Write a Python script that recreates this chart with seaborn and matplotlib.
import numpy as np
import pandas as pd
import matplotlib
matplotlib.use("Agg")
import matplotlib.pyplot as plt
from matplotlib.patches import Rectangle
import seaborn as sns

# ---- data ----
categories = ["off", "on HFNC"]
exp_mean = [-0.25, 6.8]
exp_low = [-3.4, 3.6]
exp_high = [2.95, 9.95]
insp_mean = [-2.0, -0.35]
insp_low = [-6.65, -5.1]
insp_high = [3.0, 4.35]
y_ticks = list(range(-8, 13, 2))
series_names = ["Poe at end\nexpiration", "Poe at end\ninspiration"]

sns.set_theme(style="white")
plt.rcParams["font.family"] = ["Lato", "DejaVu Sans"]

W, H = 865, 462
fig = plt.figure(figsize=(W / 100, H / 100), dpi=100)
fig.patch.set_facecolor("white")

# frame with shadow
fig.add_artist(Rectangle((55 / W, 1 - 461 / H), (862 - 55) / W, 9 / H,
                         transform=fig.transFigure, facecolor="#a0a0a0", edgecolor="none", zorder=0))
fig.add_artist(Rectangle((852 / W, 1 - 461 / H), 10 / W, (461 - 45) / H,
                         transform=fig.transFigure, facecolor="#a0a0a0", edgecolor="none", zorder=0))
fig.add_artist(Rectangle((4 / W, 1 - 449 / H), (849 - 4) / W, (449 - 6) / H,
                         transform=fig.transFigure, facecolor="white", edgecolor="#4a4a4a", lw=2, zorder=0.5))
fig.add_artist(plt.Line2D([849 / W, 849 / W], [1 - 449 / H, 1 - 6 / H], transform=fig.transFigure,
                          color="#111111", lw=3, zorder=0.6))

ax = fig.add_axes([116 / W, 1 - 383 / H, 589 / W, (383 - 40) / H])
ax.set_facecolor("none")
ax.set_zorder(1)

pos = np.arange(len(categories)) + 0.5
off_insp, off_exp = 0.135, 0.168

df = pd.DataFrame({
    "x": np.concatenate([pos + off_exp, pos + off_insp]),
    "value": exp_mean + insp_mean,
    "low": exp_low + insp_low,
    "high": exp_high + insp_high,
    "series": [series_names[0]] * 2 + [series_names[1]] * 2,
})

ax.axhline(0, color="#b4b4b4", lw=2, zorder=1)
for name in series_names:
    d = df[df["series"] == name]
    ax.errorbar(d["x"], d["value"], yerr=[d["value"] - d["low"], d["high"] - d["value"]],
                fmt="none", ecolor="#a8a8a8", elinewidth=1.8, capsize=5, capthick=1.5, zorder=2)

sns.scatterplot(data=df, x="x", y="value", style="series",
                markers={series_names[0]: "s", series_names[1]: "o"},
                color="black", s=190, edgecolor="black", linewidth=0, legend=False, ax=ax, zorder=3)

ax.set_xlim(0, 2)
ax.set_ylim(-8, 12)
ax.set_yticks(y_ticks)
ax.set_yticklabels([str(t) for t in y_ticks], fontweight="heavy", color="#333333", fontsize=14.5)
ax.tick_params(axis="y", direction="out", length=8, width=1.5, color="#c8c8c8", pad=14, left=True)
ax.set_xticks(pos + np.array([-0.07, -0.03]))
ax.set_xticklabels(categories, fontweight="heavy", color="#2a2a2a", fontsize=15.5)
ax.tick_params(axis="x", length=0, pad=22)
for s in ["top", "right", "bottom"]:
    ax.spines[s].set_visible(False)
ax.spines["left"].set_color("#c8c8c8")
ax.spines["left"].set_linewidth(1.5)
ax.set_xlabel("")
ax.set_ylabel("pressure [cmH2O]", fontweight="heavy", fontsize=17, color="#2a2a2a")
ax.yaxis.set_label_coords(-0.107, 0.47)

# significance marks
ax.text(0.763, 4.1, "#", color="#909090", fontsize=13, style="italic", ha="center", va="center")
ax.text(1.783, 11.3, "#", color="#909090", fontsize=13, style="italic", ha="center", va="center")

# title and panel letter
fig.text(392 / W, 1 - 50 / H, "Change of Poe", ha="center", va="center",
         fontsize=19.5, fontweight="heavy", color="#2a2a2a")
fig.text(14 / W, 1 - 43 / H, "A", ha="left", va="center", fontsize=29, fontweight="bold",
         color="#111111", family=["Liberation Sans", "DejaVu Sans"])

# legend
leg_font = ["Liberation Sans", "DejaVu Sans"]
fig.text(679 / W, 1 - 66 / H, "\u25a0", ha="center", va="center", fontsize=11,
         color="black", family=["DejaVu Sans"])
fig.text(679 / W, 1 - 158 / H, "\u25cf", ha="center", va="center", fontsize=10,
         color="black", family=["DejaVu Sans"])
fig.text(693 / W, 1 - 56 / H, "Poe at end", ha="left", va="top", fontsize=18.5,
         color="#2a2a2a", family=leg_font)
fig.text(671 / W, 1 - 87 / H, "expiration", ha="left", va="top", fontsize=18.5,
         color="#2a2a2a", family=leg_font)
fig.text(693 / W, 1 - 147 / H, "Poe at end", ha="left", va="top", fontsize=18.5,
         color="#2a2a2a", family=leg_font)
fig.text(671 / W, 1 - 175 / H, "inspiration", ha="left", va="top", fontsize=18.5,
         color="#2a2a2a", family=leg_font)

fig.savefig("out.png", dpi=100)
------------------------------------
● TO DO
Everything from the first line above up to and including the line that contains "import seaborn as sns" should be printed exactly; please print only that.

● COMPLETE ANSWER
Write a Python script that recreates this chart with seaborn and matplotlib.
import numpy as np
import pandas as pd
import matplotlib
matplotlib.use("Agg")
import matplotlib.pyplot as plt
from matplotlib.patches import Rectangle
import seaborn as sns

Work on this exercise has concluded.